Eye from Albany
Inside scoop on bills
by Paul M. Bray
From time to time someone comes out with a book describing how a bill becomes a law. It usually follows the orderly track set forth in legislative rules and the constitution from bill introduction to approval by the Governor. Some books have nice diagrams showing the path from introduction to printing to assignment to a committee and so forth. It looks orderly and systematic. Yet, while these books get it right as far as they go, there still so much they miss.
Instead of talking about policy related subjects as the Eye usually does; I thought I would share some inside baseball information when it comes to legislation. Not that what I tell you will help much in getting a bill enacted, but it may lift some of the mystery of the legislative process.

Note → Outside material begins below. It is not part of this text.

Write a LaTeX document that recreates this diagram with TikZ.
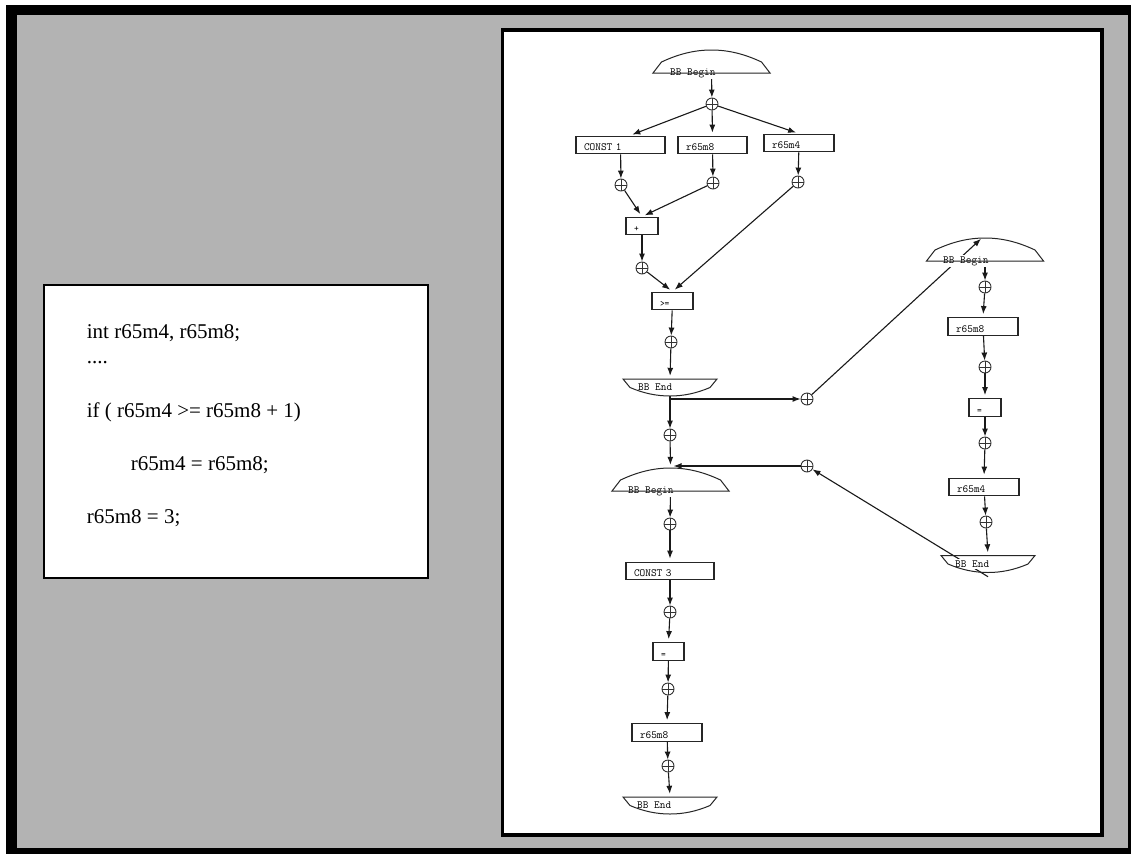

The New York legislature produces a huge number of bills each year in both the Senate and Assembly. Last year a total of 17,687 bills were introduced yet only 698 became law. 190 bills were vetoed by the Governor. Many of these bills are called “carry-overs” or bills reintroduced each legislative session with little prospect of ever becoming a law. Others are so-called “one house” bills introduced to satisfy a constituent with no intention to seek passage of the bill or bills so ideological that the sponsor knows there is no way the other house would ever consider it.
“It is not pretty” one insider told me as we discussed how bill production continues to go up and up while the number of bills that become law goes down. 1990 was the last year there were as many as 1000 bills enacted into to an end to law.
At the same time this trend continues, the bills that become law are less and less significant. 20 to 25 of the bills enacted in 2003 were simply budget extenders to keep government going after the budget deadline was missed. Another 30 to 50 bills were special acts that may, for example, ratify a municipal action that failed to conform to the law. Many other bills are extenders that the legislature has to do periodically to keep some program or other going.
There are perhaps a few explanations for why the legislative process has become increasing less productive in law making. Once upon a time when the State budget was done on deadline, the budget was more of a financial document. Increasingly, especially under Governor Pataki, the budget has become a vehicle for policy making. That has two results: more issues formerly addressed in separate legislation are now folded into the budget process and by the time budget is finally decided much of the energy has been sapped that would to go into the end of the session, rush to adjournment flood of law making.
The gridlock on real law making may also be the result of the strengthening of the legislature. It is too much of a stretch to call New York’s legislature a proactive branch of government when it comes to creating innovative programs or reform, but it is no longer the reactive branch that waited around to act on legislation handed down from the Governor and executive branch. With increasing legislative staff as well as more and more lobbyist, the ability to bottle up legislation out paces the pressures to enact laws.
Yet, bills continue to become law. The powerful and connected know how to game the system. Bills to create cultural trusts like the pattern setting one years ago for the apartment tower at the Modern Museum of Art in New York City often appear out of the blue just as the legislature is about to recess or, in effect, finish its business for the year. While the legislative rules provide deadlines for bill introduction, in fact, it is often the bills introduced well past the deadline that become law.
Persistence can work as Assemblyman Pete Grannis, (Dem. from NYC) has proven. For a decade he was able to pass legislation in the Assembly authorizing municipalities to use the land use technique of transfer of development rights (TDR) only to have the bill killed in the Senate by lobbyists for developers. Finally, some developers on Staten Island decided that TDR would work for them and they got their association to back off its opposition. So, a law was made. It took Assemblyman Grannis 18 years to Shepard into law the fire safe cigarette legislation. Finally, volunteer firemen got behind the bill and tobacco interests and their money lost to grass roots power. Big money doesn’t always win.
The odds of a bill becoming law are very slight and the law making process is certainly not efficient in any reasonable sense of the word, but given the diversity of interests and the multitude of competing needs at stake for finite resources it might not be so bad after all.